Together, they had a good life. Grandma had taken turns living with her daughters. Wardie had lived in a local hotel in one room for many years, walking a half mile every morning to my Aunt Naomi's home to get the lunch she packed for him every day, and then he would walk another mile and a half to the factory where he worked. He loved to walk, and there has to be some connection to walking and longevity, as he lived to the ripe old age of 96! He never owned a car in his entire life and never had a driver's license. He had a huge garden right up to the day he died. He did all the shopping and housecleaning for Grandma, too. So, you see, they really did have a good life together as they had their own home then. And Wardie was quite the cook, too! He gave Grandma a life of pampering and leisure living! They were so good for each other!!!

One night while I was downtown for something, I went up to her apartment and found her watching HBO!!! She said that man on there didn't have any clothes on under his raincoat!
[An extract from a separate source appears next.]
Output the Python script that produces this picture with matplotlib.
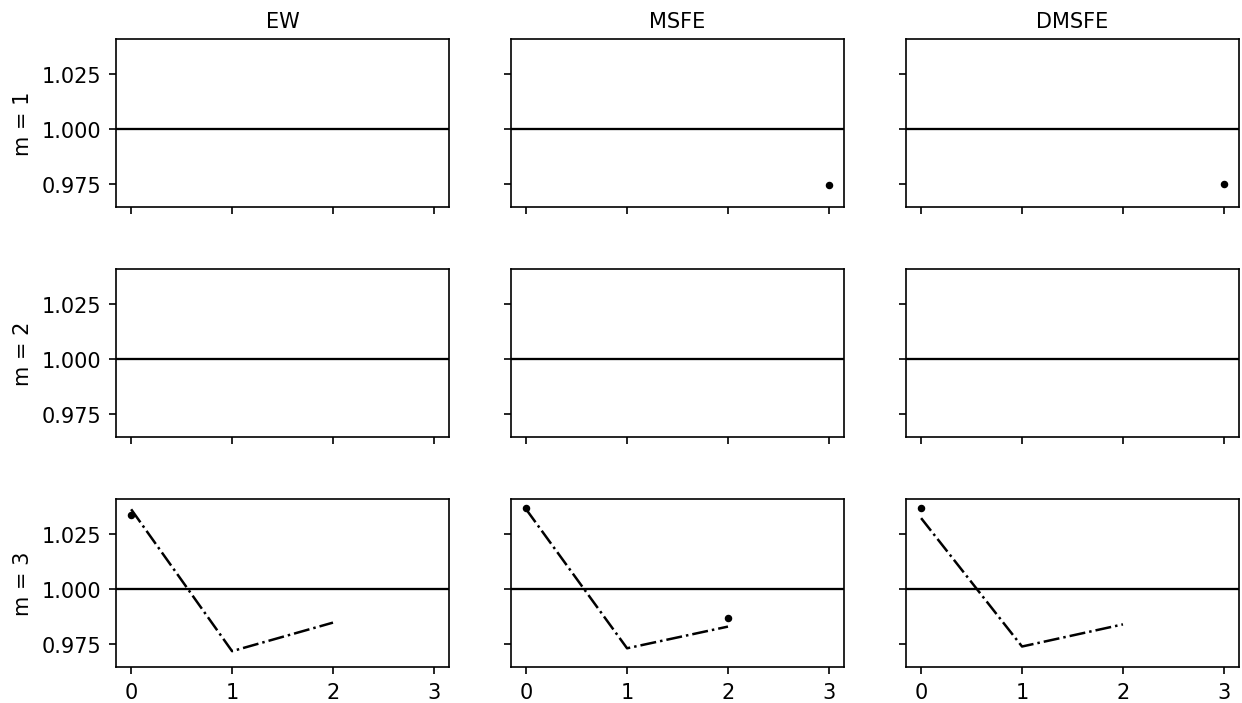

She was in awe!!! I said, "Really?" With her eyes as big as saucers, she replied, "Oh, YES, but don't tell anyone because they'll take that channel away from me." I thought I was going to die!!! Somehow, she was getting HBO for free! LOL Grandma was a real character, to say the least.


Below is another photo taken on a Sunday on our patio. They loved to get out of their apartment whenever they could. We used to take them to my parents' home, also, 20 miles away. Just 3 miles from my parents' home, we would pass through the little town of Austin, where Grandma was born and where they both lived in their younger years. They loved to ride through Austin and always had a new story to tell each time about this or that or someone!


After I was married and had moved to the town where they lived and my husband worked, I would take Grandma 25 miles into NY state to our closest mall. She had the best times shopping and trying on clothes! She would spend a day at my home every week, and we would sew and cook and bake together. Sometimes, on Sundays she and Wardie would join us for Sunday dinner. But Wedneday nights were THEIR nights....we would always congregate at her and Wardie's place with Aunt Naomi and Uncle Bruce there, too. Best nights I can remember!!! Lots of story telling and videotaping! Grandma always had dessert to serve, too. She loved her Wednesday nights! These are the times that will never be forgotten....Grandmas do build memories...lots of them! With tears flowing the entire time, I am writing this post in remembrance of all those wonderful fun times gone by.

People really had it hard back in the old days, but they were hard working folks, and I am so proud that I have had such strong genes passed on to me! Grandma, I love you and miss you very much! I often think of those Wednesday nights with so much joy and love in my heart. Happy Birthday, Grandma Jenny!

P.S. I didn't have time to post this yesterday as I was at my daughter's waiting for hours for UPS to deliver an envelope containing a state-certified copy of her birth certificate which she needs in order to obtain a passport for her new job. The package required an "in-person" signature since it was a birth certificate. I had been working on this post for 2 weeks, trying to find the appropriate photos to add to it and then didn't have time to even finish it and post it on Grandma's actual birthday. So it is a day late. This was rather long, but if anyone ever deserved a long post, it is my dear Grandma Jenny.